Now, depending on the vendor you use for collecting user message or feedback form data, you might have the URI that the form or comment was made on so you can organize sentiment by pages.

For example, you can find the sentiment scores for a landing page and if you’re running an A/B test on different styles, you can gain some extra insight beyond conversion rates and pull up the negative comments to see what issues users had with that style.

But, I want to mention here, that while we are looking at trends first, we are then drilling down with a narrowed scope to view our highest priority areas and then we’re checking those messages manually and responding accordingly. Machine learning and automation only go so far in understanding what users are thinking and how they are feeling.

For sentiment analysis on user feedback data, if you have enough data and have a labeled dataset, you can create your own model using anything from Naive Bayes to a Support Vector Machine. And if you have lots of data and access to GPU’s you can always try neural nets such as LSTM’s (Long Short-Term Memory models) which are a flavor of Recurrent Neural Networks. But when you don’t have enough data to train your own model, don’t discard the many  pre-trained sentiment models out there. Since user feedback data is fairly similar to social data (lots of misspelled words, fragmented sentences, slang, etc.) it’s useful to check out a pre-trained model if the data it was trained on is somewhat similar to your own.

Besides sentiment time series, you can do a time series analysis on topics.

For instance, on this slide, you can see a huge spike that occurred during mid-2017 for the bigram “error message” and this was due to a demo we created of our colorizer algorithm that developers could use in their apps to colorize their black and white photos via our API. The reason we were getting so many user messages that contained the bigram “error message” was that the demo landed on a few genealogy and photography sites and non-developers were sending us messages that they were having difficulties with the demo.

If you have a live data stream and are building out a dashboard, you might want to track a few important n-grams that you get from a simple term frequency chart, or topics from a topic modeler like LDA, so you can get a feel of what users are talking about and set up alerts to notify if it’s over or under a certain threshold for anomaly detection.
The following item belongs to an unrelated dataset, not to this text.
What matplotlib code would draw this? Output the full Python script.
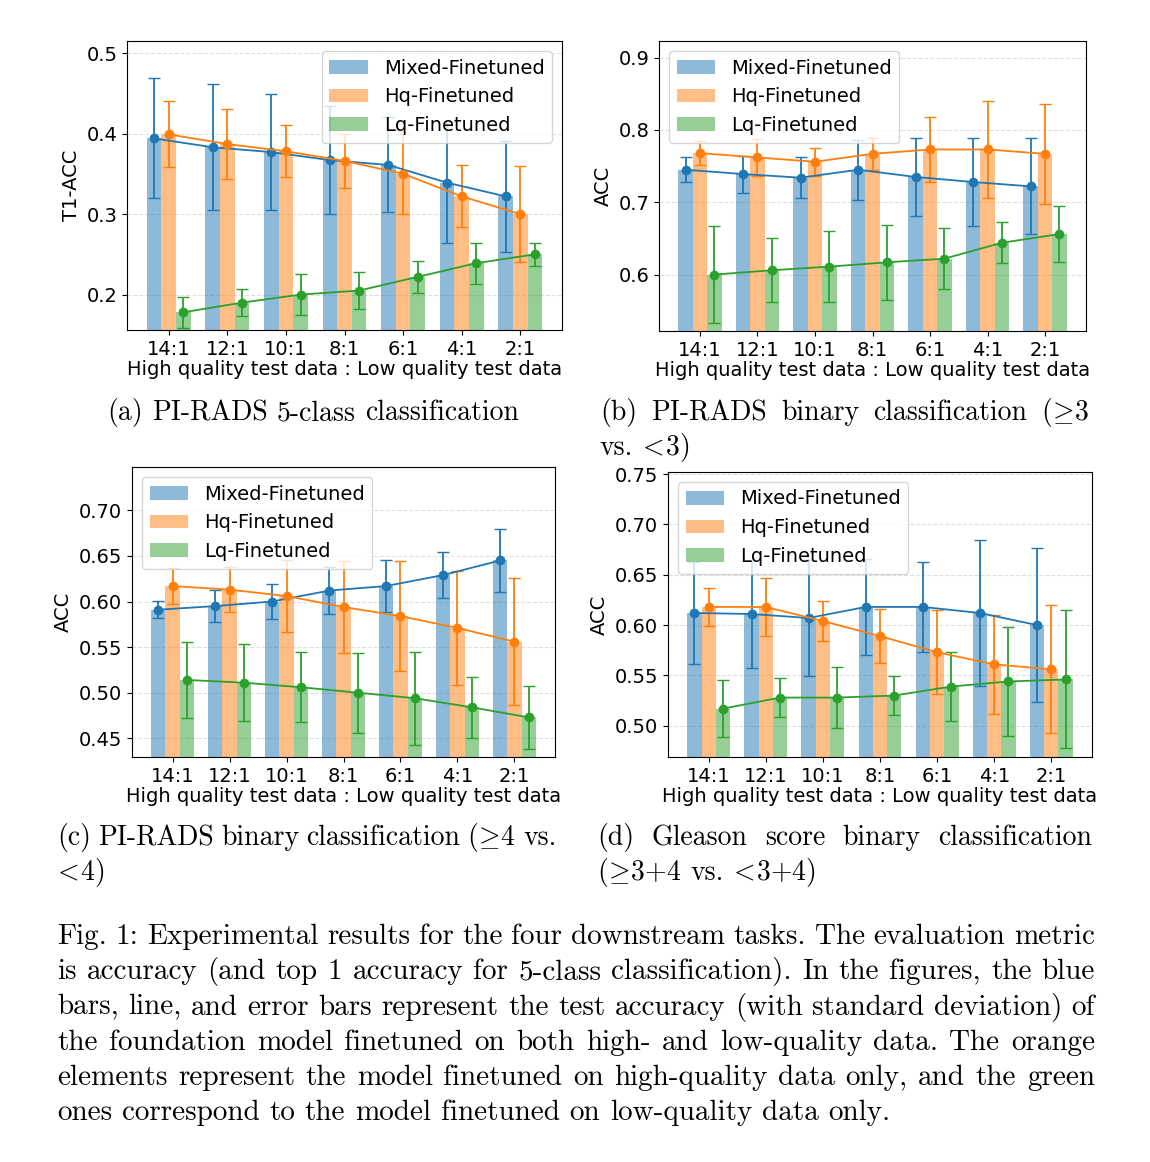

You can see that even with this kind of unexpected example, it’s helpful to track what users are talking about in real-time so you can help them use your app, API, or in this case redirect them to an iOS app to colorize their black and white photos when they aren’t your target user.

If you want to understand the overall trends in your data and even forecast future trends in topics or sentiment you might want to try some of these or other time series models:

  • ARIMA (autoregressive integrated moving average)
  • Holt-Winters (a triple exponential smoothing model)
  • Hidden Markov Model

Also, you might want to check out Facebook’s open source time series forecaster called Prophet which deals well with multi-seasonal linear and non-linear data.

If you’re looking to detect anomalies such as our colorizer spike, you could use a support vector machine algorithm, or K-Nearest Neighbors. Twitter has put out a promising anomaly detection package as well that’s available for Python and R called AnomalyDetection built upon Generalized Extreme Studentized Deviate (ESD) and handles more than one outlier.

And of course, when you have a lot of data, a Long Short-Term Memory Model (LSTM) works well for anomaly detection or other classification problems.

By detecting anomalies you can detect bugs or find other issues with your product or site such as a confusing drop down or form.

Sometimes your models don’t perform well at all. Say you’re using a logistic regression model for document classification, your p-values and log odds are within acceptable bounds, and you’ve ran tests and compared models using bigrams versus unigrams. But while everything looks generally ok, you aren’t impressed with the results.

The next step you might want to take is to make sure you’ve processed your data properly. That means reducing noise, deciding on whether to increase the sparsity of your data more, and for sentiment analysis keeping emoticons or other features that relay emotion.

You also might want to implement a part of speech tagger to keep syntax for sentiment analysis or check out a document or phrase similarity model like doc2vec or LDA2vec as mentioned earlier.

For document classification in particular you might want to check out other new models such as Gensim’s word mover distance, which assesses the “distance” between two documents even when they have no words in common. It uses word2vec and has outperformed other models such as K-Nearest Neighbors.

And lastly, I’ve said it before, and I’ll say it again: if you have the data and infrastructure to train huge amounts of data, then take a look at neural nets for both sentiment and document classification. Try experimenting with convolutional or recurrent neural net based models such as LSTM or check out attention hierarchy networks which use the natural hierarchical structure that occurs in text documents. AHN’s also acknowledge that sentences and words have different levels of impact in the document and uses context to understand if a sequence of tokens is relevant or not so you might want to try it out.


Whether you’re building out user dashboards tracking topic-based anomalies or doing a post-design release review of user sentiment, it’s an important and often overlooked step in the customer support pipeline. Hopefully this post will inspire you to check out your user message data to help your customers succeed in their goals when using your product or site.